I saw my Muslim Arab friend sweating as he talked to my other friend, a fine conservative-minded evangelical Christian. It looked like the two had locked horns and were in a battle to the death.
It was here in Colorado this summer. We hosted a gathering of some of our long time friends from the Middle East and brought in a bunch of American Christian friends to talk about God, the Middle East and how to bring hope. There were about 45 of us together for 3 days. We were having a great time – until I looked over and saw these two all tangled up.
The next thing I knew, my Muslim friend (not yet a follower of Jesus) had gone out on the deck and was smoking a cigarette like his life depended on how fast he could suck it down. I walked out and nonchalantly said, “What’s up bro?”

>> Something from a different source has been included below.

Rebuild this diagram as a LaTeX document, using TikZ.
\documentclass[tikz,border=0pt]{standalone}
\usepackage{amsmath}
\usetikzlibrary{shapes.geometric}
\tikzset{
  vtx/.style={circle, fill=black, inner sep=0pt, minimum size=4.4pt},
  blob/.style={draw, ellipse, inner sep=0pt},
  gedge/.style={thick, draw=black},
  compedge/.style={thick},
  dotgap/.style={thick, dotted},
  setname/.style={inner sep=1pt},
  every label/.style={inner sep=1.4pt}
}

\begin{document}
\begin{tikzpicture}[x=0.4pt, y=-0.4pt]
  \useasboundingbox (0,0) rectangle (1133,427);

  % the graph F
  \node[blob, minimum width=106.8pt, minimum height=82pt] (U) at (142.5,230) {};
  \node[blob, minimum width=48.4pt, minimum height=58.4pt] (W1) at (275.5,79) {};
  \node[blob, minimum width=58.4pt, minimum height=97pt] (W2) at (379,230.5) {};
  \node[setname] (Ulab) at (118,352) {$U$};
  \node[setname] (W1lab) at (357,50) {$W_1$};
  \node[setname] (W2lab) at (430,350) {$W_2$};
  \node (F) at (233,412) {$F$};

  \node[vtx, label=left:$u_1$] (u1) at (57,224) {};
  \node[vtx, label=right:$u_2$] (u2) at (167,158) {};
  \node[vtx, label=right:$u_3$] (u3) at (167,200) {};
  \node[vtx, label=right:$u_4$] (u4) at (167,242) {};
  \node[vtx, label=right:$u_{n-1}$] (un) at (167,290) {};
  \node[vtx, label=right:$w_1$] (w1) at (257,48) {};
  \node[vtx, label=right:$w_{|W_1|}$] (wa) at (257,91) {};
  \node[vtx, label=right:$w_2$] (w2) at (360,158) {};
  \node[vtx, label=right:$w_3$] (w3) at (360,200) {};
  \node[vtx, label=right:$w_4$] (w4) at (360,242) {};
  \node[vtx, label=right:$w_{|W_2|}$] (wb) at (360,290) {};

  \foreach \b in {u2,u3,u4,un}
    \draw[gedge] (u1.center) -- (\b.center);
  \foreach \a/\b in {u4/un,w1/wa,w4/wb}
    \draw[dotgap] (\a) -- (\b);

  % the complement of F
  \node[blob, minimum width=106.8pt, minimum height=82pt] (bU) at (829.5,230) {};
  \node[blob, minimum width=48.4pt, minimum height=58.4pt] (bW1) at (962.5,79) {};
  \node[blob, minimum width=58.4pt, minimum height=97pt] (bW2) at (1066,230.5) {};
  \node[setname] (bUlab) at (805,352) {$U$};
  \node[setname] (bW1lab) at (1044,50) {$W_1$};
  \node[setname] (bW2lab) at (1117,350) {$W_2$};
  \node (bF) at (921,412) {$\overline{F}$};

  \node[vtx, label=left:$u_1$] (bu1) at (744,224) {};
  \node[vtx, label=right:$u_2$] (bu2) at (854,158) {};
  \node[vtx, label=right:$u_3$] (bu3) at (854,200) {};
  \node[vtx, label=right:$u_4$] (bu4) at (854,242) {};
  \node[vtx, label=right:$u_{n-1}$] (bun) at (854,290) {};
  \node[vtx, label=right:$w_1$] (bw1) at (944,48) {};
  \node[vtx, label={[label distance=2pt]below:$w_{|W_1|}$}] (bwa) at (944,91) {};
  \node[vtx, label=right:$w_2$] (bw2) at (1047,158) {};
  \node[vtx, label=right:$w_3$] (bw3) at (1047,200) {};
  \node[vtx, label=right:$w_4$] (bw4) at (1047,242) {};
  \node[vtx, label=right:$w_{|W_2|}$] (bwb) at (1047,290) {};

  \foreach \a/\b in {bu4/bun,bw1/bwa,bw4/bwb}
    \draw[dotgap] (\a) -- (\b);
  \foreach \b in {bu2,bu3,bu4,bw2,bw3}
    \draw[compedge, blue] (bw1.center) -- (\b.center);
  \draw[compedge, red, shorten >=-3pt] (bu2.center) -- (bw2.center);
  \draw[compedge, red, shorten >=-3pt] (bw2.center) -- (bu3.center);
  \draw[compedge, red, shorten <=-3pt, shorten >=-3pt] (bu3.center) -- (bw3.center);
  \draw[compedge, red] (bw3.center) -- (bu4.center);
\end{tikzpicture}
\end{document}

His response: “Why the $%&^@ do these people want to convert me? Why can’t they just leave me alone. I know that YOU don’t want to convert me. Right?”
Well, talk about a loaded question full of semantic nuance. Here’s my answer and what happened!

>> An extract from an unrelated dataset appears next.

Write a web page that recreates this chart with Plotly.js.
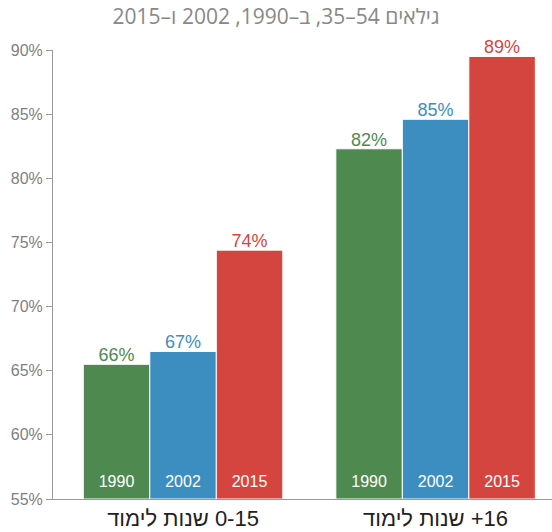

I asked him what he thought my other friend back inside the house wanted to convert him to. He said, “He wants me to be a Christian, but I’m a Muslim.” I asked him what he thought this friend meant by that.
“He wants me to stop living in the Middle East and loving my family.” I told him I was pretty sure that’s not what this friend meant, but if that’s what “conversion to Christianity” is, then I agree – he shouldn’t convert.
“SEE,” he said to me, “I knew you weren’t into conversion.”
“No I’m not,” I said. “Not like that. Not at all. I think you should stay in your country, love your family and be who God has made you to be.”
Then I asked him this: “What do you think God thinks when he looks down at all 6.5 billion people on earth?”
“He thinks they’re all screwed up,” he said.
“Yep, that’s what I think God’s thinking too. So what do you think God would like to do with all these messed up people? Muslims, Christians, Jews, Hindus, nothings, everyone?”
He had never thought of that before, so he wasn’t sure. But he did say God would probably want to “help them not be so screwed up.” I agreed.
“So you might say that God would like to convert all 6.5 billion people on earth. Not to a religion, but to himself. He would like everyone to be like him. To be converted into him. But how would he do that. He’d need a converter.”
I went on to say that if he was going to buy an appliance here in the states and take it back to the Middle East, he’d need something to change the current from 110 to 220. “What’s that called?” I asked him.
“A transformer or converter” he said.
“That’s right. So what is God’s transformer to get us all back the way God wants us to be? To change us? To convert us?”
He gasped (literally) and said “It’s Jesus. I never thought of that – but it’s Jesus. He’s the converter.”
He got so excited he called his wife out and told her the whole conversation. She started to cry.
We sat on the deck and prayed that God’s “converter” or “transformer” would change us into the current that can be connected into God. And that he would do this with all of our friends.
It was a profound moment. Amazing that just a half hour earlier he was about to bite this other guy’s head off for “trying to convert” him and now he sat with me in tears praying.
The power of words. Of the right message. Of the Holy Spirit illuminating the role of Jesus Christ in the world.